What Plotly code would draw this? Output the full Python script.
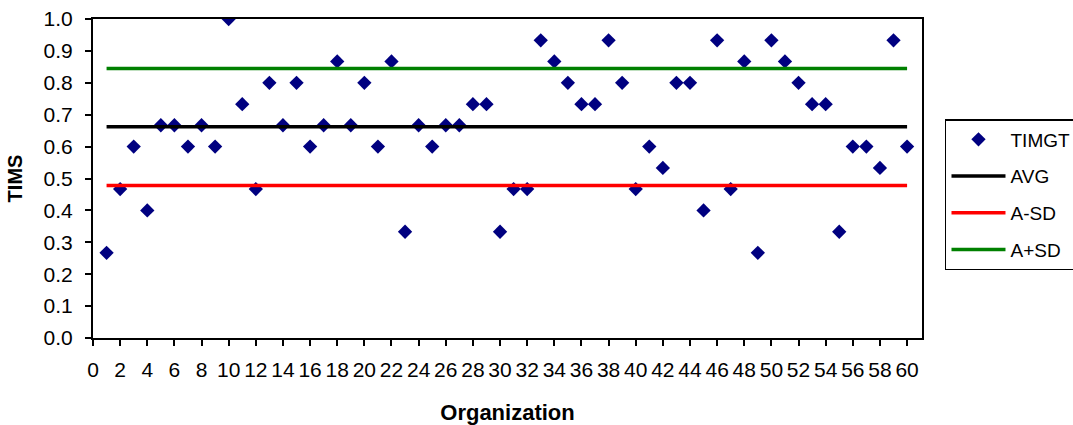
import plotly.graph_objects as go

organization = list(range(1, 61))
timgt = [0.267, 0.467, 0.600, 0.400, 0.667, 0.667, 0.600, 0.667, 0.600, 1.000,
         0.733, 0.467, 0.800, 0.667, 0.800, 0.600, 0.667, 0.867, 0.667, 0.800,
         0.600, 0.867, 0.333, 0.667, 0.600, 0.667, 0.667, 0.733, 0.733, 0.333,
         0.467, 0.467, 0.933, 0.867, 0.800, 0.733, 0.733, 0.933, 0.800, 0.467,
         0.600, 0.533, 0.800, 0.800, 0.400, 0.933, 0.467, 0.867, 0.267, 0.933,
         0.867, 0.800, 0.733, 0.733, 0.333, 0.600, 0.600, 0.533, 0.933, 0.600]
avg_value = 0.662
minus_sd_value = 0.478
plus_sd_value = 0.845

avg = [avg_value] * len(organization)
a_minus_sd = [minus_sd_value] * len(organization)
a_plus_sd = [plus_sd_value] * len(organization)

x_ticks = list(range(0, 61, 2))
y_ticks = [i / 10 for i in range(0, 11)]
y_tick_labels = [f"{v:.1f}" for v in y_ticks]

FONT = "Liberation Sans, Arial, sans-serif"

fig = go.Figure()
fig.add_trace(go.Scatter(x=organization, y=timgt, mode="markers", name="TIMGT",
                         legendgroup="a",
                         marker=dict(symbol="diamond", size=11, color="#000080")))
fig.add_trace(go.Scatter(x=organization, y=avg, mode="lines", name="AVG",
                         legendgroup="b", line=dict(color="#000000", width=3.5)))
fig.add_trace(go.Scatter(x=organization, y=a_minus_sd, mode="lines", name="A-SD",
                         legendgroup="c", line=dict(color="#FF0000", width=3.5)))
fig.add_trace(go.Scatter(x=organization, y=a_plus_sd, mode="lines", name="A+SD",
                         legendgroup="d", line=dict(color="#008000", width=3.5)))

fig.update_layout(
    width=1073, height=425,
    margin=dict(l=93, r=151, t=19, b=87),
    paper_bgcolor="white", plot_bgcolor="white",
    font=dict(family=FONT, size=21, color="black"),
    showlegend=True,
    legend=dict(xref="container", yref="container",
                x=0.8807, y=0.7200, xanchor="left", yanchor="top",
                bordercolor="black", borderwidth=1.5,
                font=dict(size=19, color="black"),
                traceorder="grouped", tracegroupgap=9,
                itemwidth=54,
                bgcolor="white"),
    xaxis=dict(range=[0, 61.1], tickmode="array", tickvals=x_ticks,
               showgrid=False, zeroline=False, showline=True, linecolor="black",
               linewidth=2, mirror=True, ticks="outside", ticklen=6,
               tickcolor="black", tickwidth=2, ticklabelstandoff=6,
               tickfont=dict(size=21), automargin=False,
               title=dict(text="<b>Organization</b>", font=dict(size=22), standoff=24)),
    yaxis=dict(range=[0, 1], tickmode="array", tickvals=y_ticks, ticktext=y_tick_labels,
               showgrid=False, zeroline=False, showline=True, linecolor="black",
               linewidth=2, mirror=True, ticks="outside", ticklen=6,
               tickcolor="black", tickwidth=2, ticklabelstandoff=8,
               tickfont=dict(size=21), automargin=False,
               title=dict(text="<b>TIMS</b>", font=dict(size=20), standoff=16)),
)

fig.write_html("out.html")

____________________

● **Written task**:
Copy out all of the material exactly as written, without its pictures.

● **Result of the task**:
What Plotly code would draw this? Output the full Python script.
import plotly.graph_objects as go

organization = list(range(1, 61))
timgt = [0.267, 0.467, 0.600, 0.400, 0.667, 0.667, 0.600, 0.667, 0.600, 1.000,
         0.733, 0.467, 0.800, 0.667, 0.800, 0.600, 0.667, 0.867, 0.667, 0.800,
         0.600, 0.867, 0.333, 0.667, 0.600, 0.667, 0.667, 0.733, 0.733, 0.333,
         0.467, 0.467, 0.933, 0.867, 0.800, 0.733, 0.733, 0.933, 0.800, 0.467,
         0.600, 0.533, 0.800, 0.800, 0.400, 0.933, 0.467, 0.867, 0.267, 0.933,
         0.867, 0.800, 0.733, 0.733, 0.333, 0.600, 0.600, 0.533, 0.933, 0.600]
avg_value = 0.662
minus_sd_value = 0.478
plus_sd_value = 0.845

avg = [avg_value] * len(organization)
a_minus_sd = [minus_sd_value] * len(organization)
a_plus_sd = [plus_sd_value] * len(organization)

x_ticks = list(range(0, 61, 2))
y_ticks = [i / 10 for i in range(0, 11)]
y_tick_labels = [f"{v:.1f}" for v in y_ticks]

FONT = "Liberation Sans, Arial, sans-serif"

fig = go.Figure()
fig.add_trace(go.Scatter(x=organization, y=timgt, mode="markers", name="TIMGT",
                         legendgroup="a",
                         marker=dict(symbol="diamond", size=11, color="#000080")))
fig.add_trace(go.Scatter(x=organization, y=avg, mode="lines", name="AVG",
                         legendgroup="b", line=dict(color="#000000", width=3.5)))
fig.add_trace(go.Scatter(x=organization, y=a_minus_sd, mode="lines", name="A-SD",
                         legendgroup="c", line=dict(color="#FF0000", width=3.5)))
fig.add_trace(go.Scatter(x=organization, y=a_plus_sd, mode="lines", name="A+SD",
                         legendgroup="d", line=dict(color="#008000", width=3.5)))

fig.update_layout(
    width=1073, height=425,
    margin=dict(l=93, r=151, t=19, b=87),
    paper_bgcolor="white", plot_bgcolor="white",
    font=dict(family=FONT, size=21, color="black"),
    showlegend=True,
    legend=dict(xref="container", yref="container",
                x=0.8807, y=0.7200, xanchor="left", yanchor="top",
                bordercolor="black", borderwidth=1.5,
                font=dict(size=19, color="black"),
                traceorder="grouped", tracegroupgap=9,
                itemwidth=54,
                bgcolor="white"),
    xaxis=dict(range=[0, 61.1], tickmode="array", tickvals=x_ticks,
               showgrid=False, zeroline=False, showline=True, linecolor="black",
               linewidth=2, mirror=True, ticks="outside", ticklen=6,
               tickcolor="black", tickwidth=2, ticklabelstandoff=6,
               tickfont=dict(size=21), automargin=False,
               title=dict(text="<b>Organization</b>", font=dict(size=22), standoff=24)),
    yaxis=dict(range=[0, 1], tickmode="array", tickvals=y_ticks, ticktext=y_tick_labels,
               showgrid=False, zeroline=False, showline=True, linecolor="black",
               linewidth=2, mirror=True, ticks="outside", ticklen=6,
               tickcolor="black", tickwidth=2, ticklabelstandoff=8,
               tickfont=dict(size=21), automargin=False,
               title=dict(text="<b>TIMS</b>", font=dict(size=20), standoff=16)),
)

fig.write_html("out.html")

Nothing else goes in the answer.